## What you have to do
Say how many lines contain "that"; the answer is the number alone.

##############################

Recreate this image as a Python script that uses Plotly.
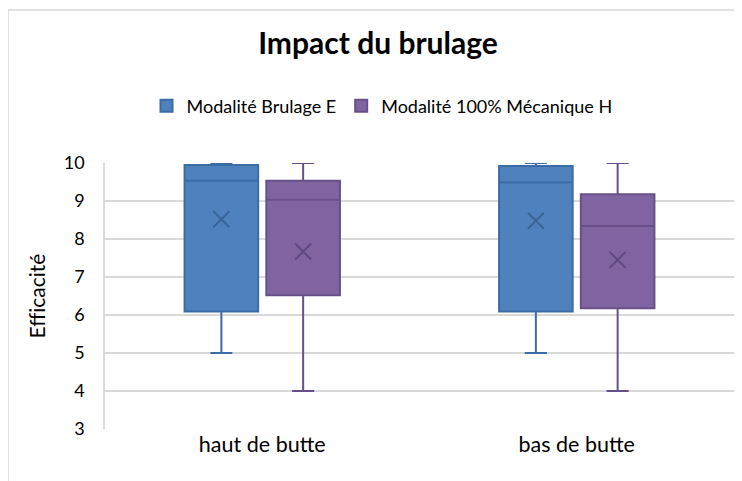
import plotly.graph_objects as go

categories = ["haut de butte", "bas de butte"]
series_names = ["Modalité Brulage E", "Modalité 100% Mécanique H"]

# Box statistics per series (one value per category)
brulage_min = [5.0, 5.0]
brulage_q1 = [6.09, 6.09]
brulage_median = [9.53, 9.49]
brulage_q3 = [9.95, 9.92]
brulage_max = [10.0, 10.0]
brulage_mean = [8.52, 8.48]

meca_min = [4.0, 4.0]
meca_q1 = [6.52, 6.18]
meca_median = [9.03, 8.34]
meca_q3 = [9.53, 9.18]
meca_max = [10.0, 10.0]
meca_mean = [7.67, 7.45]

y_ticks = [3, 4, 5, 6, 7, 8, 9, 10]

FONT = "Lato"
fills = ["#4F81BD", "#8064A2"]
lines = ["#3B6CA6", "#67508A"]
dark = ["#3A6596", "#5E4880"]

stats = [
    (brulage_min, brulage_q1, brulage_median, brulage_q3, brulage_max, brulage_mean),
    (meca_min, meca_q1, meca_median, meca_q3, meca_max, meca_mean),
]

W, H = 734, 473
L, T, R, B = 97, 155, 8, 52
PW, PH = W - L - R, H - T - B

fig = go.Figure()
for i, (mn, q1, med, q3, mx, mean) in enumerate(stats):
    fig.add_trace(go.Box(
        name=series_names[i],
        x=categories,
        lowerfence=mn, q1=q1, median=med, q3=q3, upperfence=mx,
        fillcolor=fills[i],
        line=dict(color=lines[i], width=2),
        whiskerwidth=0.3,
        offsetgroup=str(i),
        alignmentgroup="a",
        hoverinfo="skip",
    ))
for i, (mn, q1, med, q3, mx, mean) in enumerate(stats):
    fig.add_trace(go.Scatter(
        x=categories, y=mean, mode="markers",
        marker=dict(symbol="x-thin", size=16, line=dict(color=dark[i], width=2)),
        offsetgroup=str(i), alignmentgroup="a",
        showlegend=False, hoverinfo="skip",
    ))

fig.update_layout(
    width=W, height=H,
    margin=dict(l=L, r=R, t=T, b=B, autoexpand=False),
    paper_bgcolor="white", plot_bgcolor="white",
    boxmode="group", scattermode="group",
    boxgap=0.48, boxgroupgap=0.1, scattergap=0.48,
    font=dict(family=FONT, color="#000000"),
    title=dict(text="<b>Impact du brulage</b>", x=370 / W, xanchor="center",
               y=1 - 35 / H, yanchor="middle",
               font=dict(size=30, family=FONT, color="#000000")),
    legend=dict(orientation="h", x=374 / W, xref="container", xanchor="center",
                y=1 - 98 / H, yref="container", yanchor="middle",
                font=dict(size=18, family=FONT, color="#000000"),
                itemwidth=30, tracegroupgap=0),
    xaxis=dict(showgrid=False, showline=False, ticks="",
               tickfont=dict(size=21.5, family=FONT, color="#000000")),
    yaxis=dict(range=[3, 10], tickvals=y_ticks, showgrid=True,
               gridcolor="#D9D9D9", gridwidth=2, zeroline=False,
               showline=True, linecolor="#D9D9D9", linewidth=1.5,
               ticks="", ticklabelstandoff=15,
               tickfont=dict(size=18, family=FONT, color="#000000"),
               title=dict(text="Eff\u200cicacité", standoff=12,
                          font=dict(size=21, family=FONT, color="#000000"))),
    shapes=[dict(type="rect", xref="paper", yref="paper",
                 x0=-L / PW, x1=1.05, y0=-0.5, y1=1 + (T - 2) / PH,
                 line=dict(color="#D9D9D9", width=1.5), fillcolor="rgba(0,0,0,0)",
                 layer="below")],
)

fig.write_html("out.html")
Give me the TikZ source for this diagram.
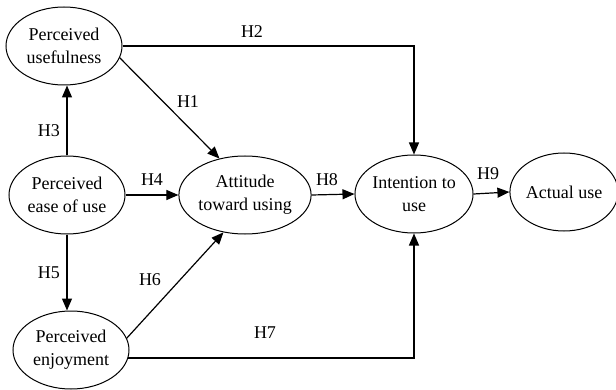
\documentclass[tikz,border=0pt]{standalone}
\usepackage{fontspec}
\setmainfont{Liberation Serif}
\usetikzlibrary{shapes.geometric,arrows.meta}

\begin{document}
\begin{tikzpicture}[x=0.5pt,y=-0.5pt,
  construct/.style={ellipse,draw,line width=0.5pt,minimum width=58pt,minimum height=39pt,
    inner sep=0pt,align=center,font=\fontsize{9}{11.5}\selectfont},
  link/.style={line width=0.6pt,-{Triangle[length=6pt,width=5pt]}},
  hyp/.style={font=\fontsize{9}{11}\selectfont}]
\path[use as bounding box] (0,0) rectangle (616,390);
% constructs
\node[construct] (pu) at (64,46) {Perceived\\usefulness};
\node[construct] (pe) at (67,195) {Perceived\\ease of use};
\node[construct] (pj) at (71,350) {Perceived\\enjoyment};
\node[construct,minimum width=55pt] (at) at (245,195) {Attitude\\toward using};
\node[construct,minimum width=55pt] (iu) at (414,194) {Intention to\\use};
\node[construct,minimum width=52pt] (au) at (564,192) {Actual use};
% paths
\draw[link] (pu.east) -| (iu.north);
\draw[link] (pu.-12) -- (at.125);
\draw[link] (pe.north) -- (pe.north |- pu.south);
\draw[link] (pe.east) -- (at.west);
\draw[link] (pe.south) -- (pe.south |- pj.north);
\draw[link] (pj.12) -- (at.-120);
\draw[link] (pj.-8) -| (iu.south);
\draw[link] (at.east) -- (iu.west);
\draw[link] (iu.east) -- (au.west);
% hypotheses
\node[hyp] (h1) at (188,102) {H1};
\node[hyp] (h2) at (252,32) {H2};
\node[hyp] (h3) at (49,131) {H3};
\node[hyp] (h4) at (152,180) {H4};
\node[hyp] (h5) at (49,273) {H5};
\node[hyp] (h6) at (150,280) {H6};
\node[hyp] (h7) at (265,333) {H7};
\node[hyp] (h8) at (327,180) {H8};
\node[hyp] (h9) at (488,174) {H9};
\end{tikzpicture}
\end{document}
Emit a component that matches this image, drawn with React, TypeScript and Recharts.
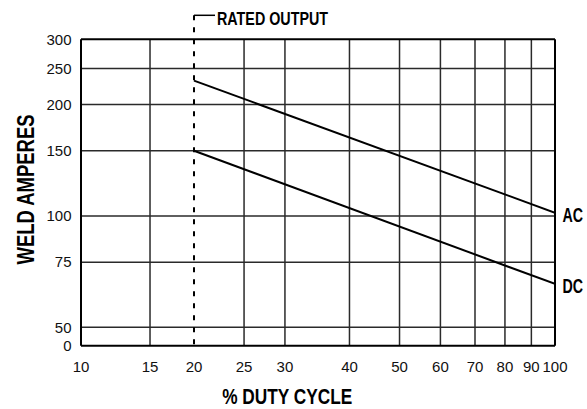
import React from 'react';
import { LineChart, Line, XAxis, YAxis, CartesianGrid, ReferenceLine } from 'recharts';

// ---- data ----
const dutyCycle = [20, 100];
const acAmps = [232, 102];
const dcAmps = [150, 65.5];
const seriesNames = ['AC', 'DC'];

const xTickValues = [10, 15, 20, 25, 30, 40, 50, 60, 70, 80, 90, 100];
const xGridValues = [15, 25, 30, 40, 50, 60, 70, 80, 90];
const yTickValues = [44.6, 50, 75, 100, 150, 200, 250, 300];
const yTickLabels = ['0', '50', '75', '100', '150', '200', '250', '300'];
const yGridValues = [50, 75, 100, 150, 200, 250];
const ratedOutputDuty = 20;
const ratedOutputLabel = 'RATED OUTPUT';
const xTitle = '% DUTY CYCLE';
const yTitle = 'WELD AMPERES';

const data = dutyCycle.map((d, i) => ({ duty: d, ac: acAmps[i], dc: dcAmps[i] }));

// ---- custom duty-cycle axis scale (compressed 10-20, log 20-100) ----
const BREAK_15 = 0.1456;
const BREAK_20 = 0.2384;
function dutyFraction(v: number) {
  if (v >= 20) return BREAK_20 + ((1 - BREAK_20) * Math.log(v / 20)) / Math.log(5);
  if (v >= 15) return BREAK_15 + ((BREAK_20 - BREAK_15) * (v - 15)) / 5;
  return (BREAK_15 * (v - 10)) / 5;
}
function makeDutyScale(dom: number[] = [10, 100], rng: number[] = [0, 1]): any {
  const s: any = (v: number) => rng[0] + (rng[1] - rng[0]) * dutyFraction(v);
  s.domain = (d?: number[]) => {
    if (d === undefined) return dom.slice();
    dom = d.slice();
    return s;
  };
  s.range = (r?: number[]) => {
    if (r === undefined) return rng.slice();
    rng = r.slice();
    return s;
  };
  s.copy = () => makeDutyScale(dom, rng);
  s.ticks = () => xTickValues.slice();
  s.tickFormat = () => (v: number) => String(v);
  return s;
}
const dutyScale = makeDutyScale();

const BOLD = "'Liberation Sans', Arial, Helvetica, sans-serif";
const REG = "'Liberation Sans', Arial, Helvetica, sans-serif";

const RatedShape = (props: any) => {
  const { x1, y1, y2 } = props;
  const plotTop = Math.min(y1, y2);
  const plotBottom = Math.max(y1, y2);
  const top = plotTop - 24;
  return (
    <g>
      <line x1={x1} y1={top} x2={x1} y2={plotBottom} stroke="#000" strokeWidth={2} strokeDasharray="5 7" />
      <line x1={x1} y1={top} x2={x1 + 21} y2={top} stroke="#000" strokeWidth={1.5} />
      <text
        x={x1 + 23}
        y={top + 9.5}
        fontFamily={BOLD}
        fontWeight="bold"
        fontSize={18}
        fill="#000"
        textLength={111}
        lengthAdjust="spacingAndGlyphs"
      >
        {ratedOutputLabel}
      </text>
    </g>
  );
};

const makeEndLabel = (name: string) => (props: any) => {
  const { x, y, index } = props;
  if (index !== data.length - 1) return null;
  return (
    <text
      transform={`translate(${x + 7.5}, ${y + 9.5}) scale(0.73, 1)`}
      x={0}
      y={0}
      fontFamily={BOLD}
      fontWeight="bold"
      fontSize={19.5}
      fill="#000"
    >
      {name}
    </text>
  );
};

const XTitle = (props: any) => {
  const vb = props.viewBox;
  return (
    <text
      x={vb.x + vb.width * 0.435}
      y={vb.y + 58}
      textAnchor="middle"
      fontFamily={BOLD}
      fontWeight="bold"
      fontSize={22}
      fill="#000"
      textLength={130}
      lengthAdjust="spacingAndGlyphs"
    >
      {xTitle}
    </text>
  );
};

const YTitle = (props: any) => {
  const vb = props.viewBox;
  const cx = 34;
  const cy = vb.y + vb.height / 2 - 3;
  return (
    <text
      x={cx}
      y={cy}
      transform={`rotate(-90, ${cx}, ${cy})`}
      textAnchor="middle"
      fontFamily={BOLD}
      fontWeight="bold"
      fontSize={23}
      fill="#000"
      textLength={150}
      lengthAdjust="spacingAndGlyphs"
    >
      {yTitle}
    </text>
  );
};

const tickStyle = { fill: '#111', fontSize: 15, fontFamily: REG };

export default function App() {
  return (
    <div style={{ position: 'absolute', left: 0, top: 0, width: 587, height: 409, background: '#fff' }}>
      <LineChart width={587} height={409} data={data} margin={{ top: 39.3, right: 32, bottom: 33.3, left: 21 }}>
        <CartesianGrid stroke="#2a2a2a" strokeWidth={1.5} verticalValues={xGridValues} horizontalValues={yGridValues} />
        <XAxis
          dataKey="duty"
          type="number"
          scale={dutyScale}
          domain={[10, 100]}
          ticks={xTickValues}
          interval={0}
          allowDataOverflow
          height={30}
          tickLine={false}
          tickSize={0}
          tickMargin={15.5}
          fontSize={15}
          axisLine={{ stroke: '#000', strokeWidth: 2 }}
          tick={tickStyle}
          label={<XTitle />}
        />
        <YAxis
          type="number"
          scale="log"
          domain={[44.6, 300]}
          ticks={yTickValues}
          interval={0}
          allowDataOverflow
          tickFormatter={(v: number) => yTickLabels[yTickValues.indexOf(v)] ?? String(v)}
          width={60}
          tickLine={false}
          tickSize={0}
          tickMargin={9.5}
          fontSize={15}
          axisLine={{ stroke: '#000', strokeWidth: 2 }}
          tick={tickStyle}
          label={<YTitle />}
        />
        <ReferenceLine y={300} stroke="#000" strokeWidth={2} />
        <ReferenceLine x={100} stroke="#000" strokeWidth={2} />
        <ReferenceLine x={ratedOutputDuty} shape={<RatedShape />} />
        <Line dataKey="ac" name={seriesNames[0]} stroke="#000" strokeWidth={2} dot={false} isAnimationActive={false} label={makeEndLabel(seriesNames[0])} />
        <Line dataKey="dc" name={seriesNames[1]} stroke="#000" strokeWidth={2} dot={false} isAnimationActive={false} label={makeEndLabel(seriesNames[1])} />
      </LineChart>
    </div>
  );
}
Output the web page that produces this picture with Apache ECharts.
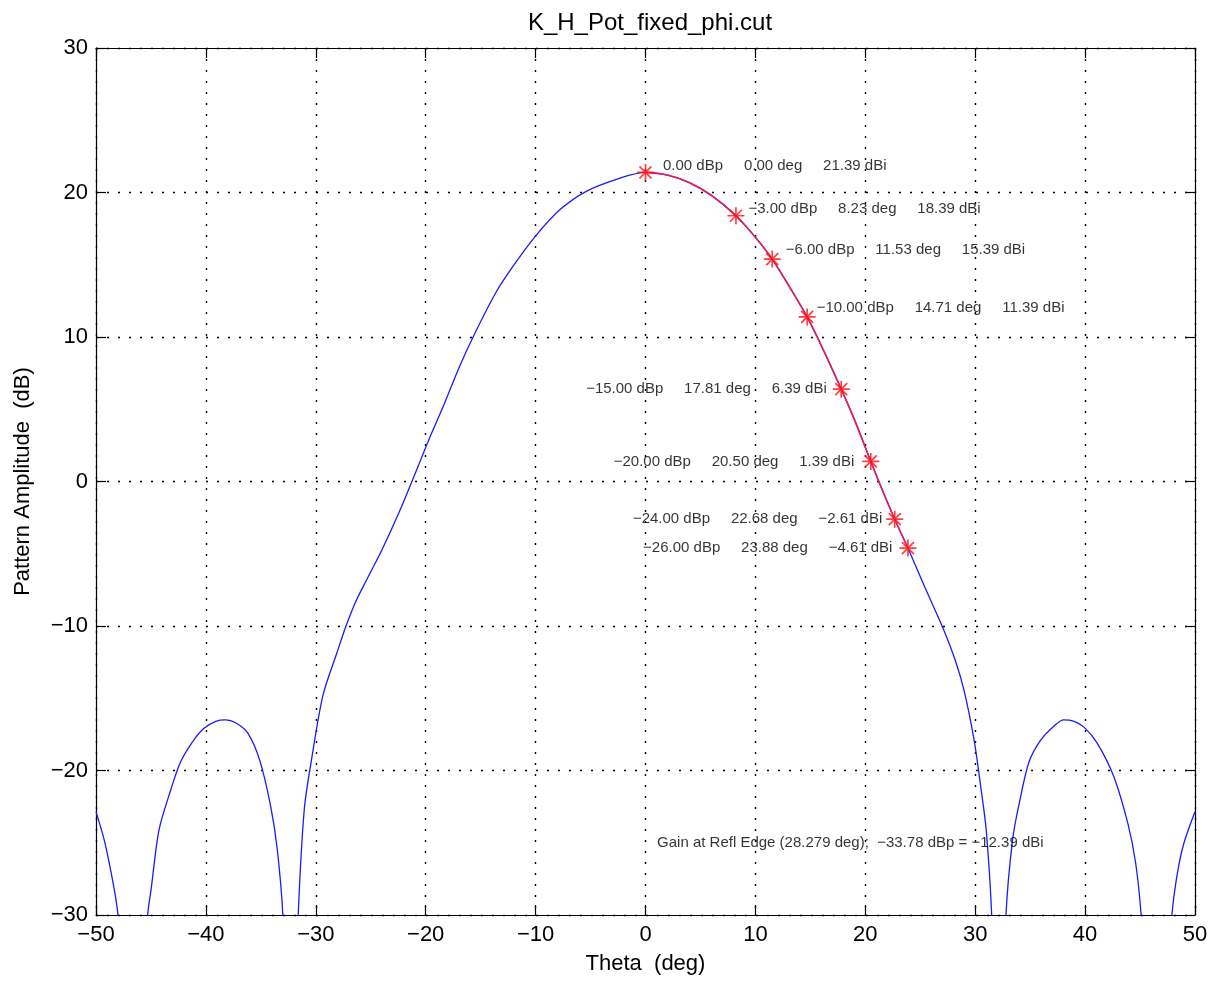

##############################

## Exercise solution
3